System.Net.WebException: Unable to connect to the remote server ---> System.Net.Sockets.SocketException: A connection attempt failed because the connected party did not properly respond after a period of time, or established connection failed because connected host has failed to respond 10.10.10.12:80
   at System.Net.Sockets.Socket.DoConnect(EndPoint endPointSnapshot, SocketAddress socketAddress)
   at System.Net.ServicePoint.ConnectSocketInternal(Boolean connectFailure, Socket s4, Socket s6, Socket& socket, IPAddress& address, ConnectSocketState state, IAsyncResult asyncResult, Int32 timeout, Exception& exception)
   --- End of inner exception stack trace ---
   at System.Net.HttpWebRequest.GetRequestStream(TransportContext& context)
   at System.Net.HttpWebRequest.GetRequestStream()
   at System.Web.Services.Protocols.SoapHttpClientProtocol.Invoke(String methodName, Object[] parameters)
   at Microsoft.EnterpriseManagement.Mom.Internal.UI.Reporting.ReportingService.ReportingService2005.ListChildren(String Item, Boolean Recursive)
   at Microsoft.EnterpriseManagement.Mom.Internal.UI.Reporting.ManagementGroupReportFolder.GetSubfolders(Boolean includeHidden)
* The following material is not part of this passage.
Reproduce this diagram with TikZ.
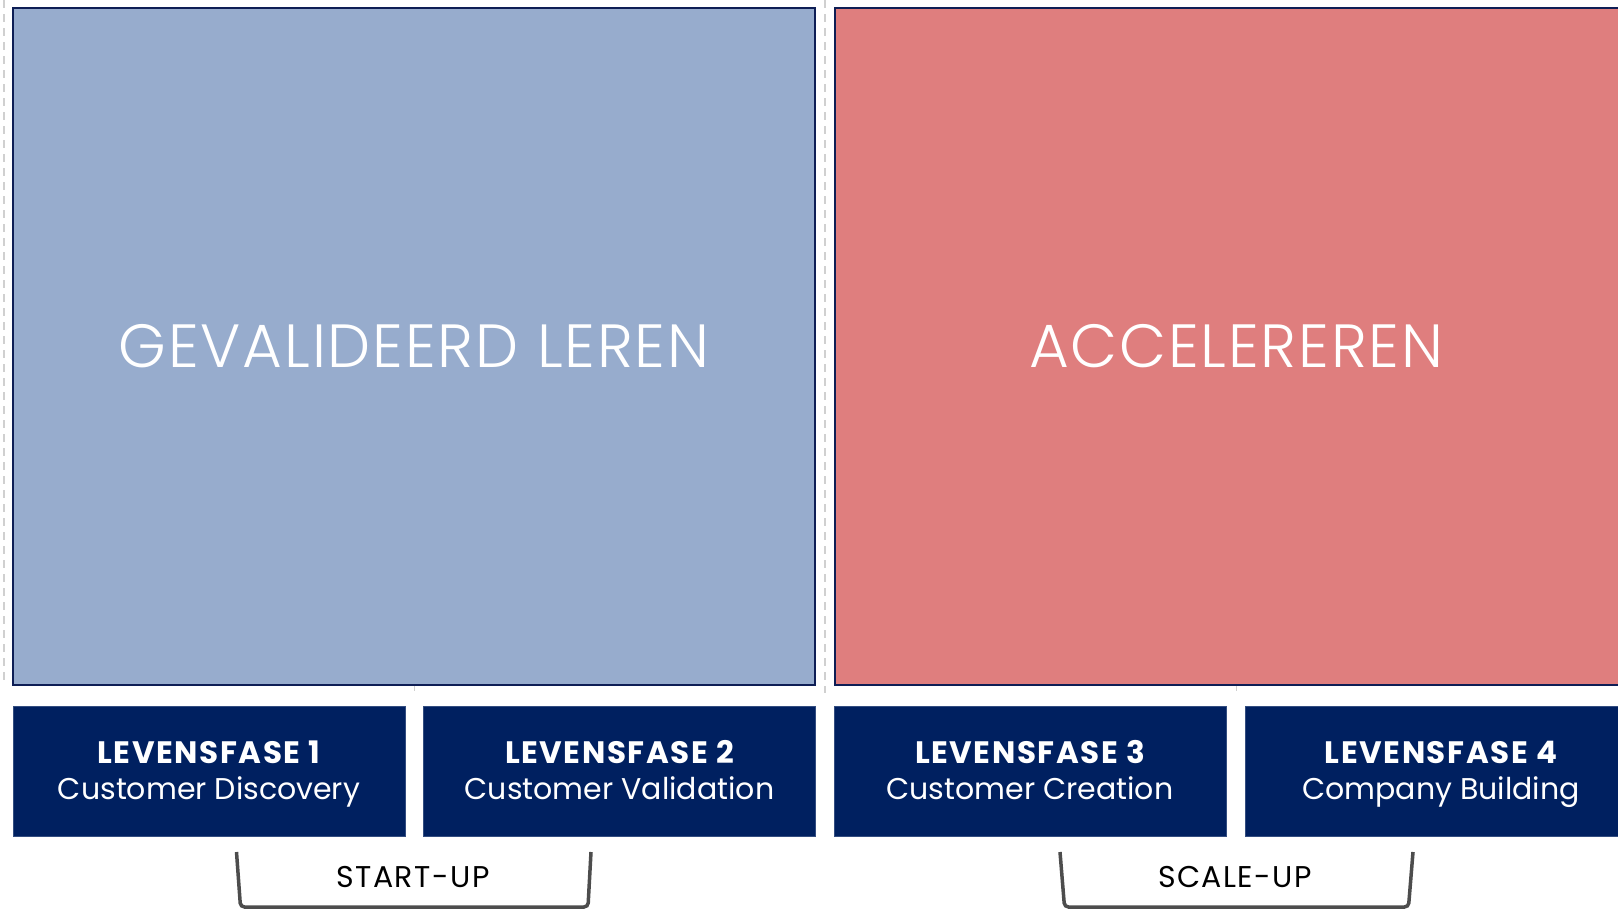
\documentclass[tikz,border=0pt]{standalone}
\usepackage{fontspec}
\setmainfont{Poppins}
\newfontfamily\dunfont[LetterSpace=3]{Poppins Light}
\newfontfamily\breedfont[LetterSpace=5]{Poppins}
\definecolor{lichtblauw}{HTML}{97ACCD}
\definecolor{lichtrood}{HTML}{DF7E7E}
\definecolor{donkerblauw}{HTML}{002060}
\definecolor{rand}{HTML}{0E1E55}
\definecolor{haak}{HTML}{4D4D4D}
\definecolor{streep}{HTML}{D0D0D0}
\tikzset{
  fase_blok/.style = {draw=rand, line width=2.8pt, minimum width=802pt, minimum height=677pt,
    inner sep=0pt, text=white, font=\dunfont\fontsize{61}{63}\selectfont},
  fase_blauw/.style = {fase_blok, fill=lichtblauw},
  fase_rood/.style = {fase_blok, fill=lichtrood},
  fase_kaart/.style = {fill=donkerblauw, draw=donkerblauw!80!white, line width=0.8pt,
    minimum width=392pt, minimum height=130pt, inner sep=0pt, text=white, align=center,
    font=\fontsize{30}{36}\selectfont},
  fase_label/.style = {font=\breedfont\fontsize{30}{32}\selectfont},
  fase_haak/.style = {draw=haak, line width=3.5pt, rounded corners=4pt},
  hulp_lijn/.style = {draw=streep, line width=1.5pt, dash pattern=on 8pt off 6pt},
}
\newcommand{\fase}[2]{{\breedfont\bfseries\fontsize{31}{36}\selectfont #1}\strut\\\smash{#2}\rule[-3.4pt]{0pt}{3.4pt}}

\begin{document}
\begin{tikzpicture}[x=1pt, y=-1pt]
  \useasboundingbox (0,0) rectangle (1618,910);
  % hulplijnen
  \draw [hulp_lijn] (4,0) -- (4,685);
  \draw [hulp_lijn] (825,0) -- (825,693);
  \draw [streep, line width=1pt] (414,685) -- (414,691);
  \draw [streep, line width=1pt] (1236,685) -- (1236,691);

  \node [fase_blauw] (leren) at (414,346.5) {GEVALIDEERD LEREN};
  \node [fase_rood] (versnellen) at (1236,346.5) {ACCELEREREN};

  \node [fase_kaart] (fase1) at (209,771) {\fase{LEVENSFASE 1}{Customer Discovery}};
  \node [fase_kaart] (fase2) at (619.5,771) {\fase{LEVENSFASE 2}{Customer Validation}};
  \node [fase_kaart] (fase3) at (1030,771) {\fase{LEVENSFASE 3}{Customer Creation}};
  \node [fase_kaart] (fase4) at (1441,771) {\fase{LEVENSFASE 4}{Company Building}};

  \node [fase_label] (startup) at (413,877) {START-UP};
  \node [fase_label] (scaleup) at (1235,877) {SCALE-UP};

  \draw [fase_haak] (236.5,852) -- (240.5,907) -- (588,907) -- (591,852);
  \draw [fase_haak] (1060,852) -- (1064.5,907) -- (1408.5,907) -- (1413,852);
\end{tikzpicture}
\end{document}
   at Microsoft.EnterpriseManagement.Mom.Internal.UI.Reporting.WunderBar.ReportingPage.LoadReportingSubtree(TreeNode node, ManagementGroupReportFolder folder)
   at Microsoft.EnterpriseManagement.Mom.Internal.UI.Reporting.WunderBar.ReportingPage.LoadReportingTree(ManagementGroupReportFolder folder)
   at Microsoft.EnterpriseManagement.Mom.Internal.UI.Reporting.WunderBar.ReportingPage.LoadReportingTreeJob(Object sender, ConsoleJobEventArgs args)
System.Net.Sockets.SocketException: A connection attempt failed because the connected party did not properly respond after a period of time, or established connection failed because connected host has failed to respond 10.10.10.12:80
   at System.Net.Sockets.Socket.DoConnect(EndPoint endPointSnapshot, SocketAddress socketAddress)
   at System.Net.ServicePoint.ConnectSocketInternal(Boolean connectFailure, Socket s4, Socket s6, Socket& socket, IPAddress& address, ConnectSocketState state, IAsyncResult asyncResult, Int32 timeout, Exception& exception)

The key area of this is highlighted in yellow above.  I forgot to open a rule in my Windows Firewall on the reporting server to allow access to port 80 for web reporting.  DOH!
Now – over the next hour – I should see all my reports from all my MP’s trickle back into the reporting server and console.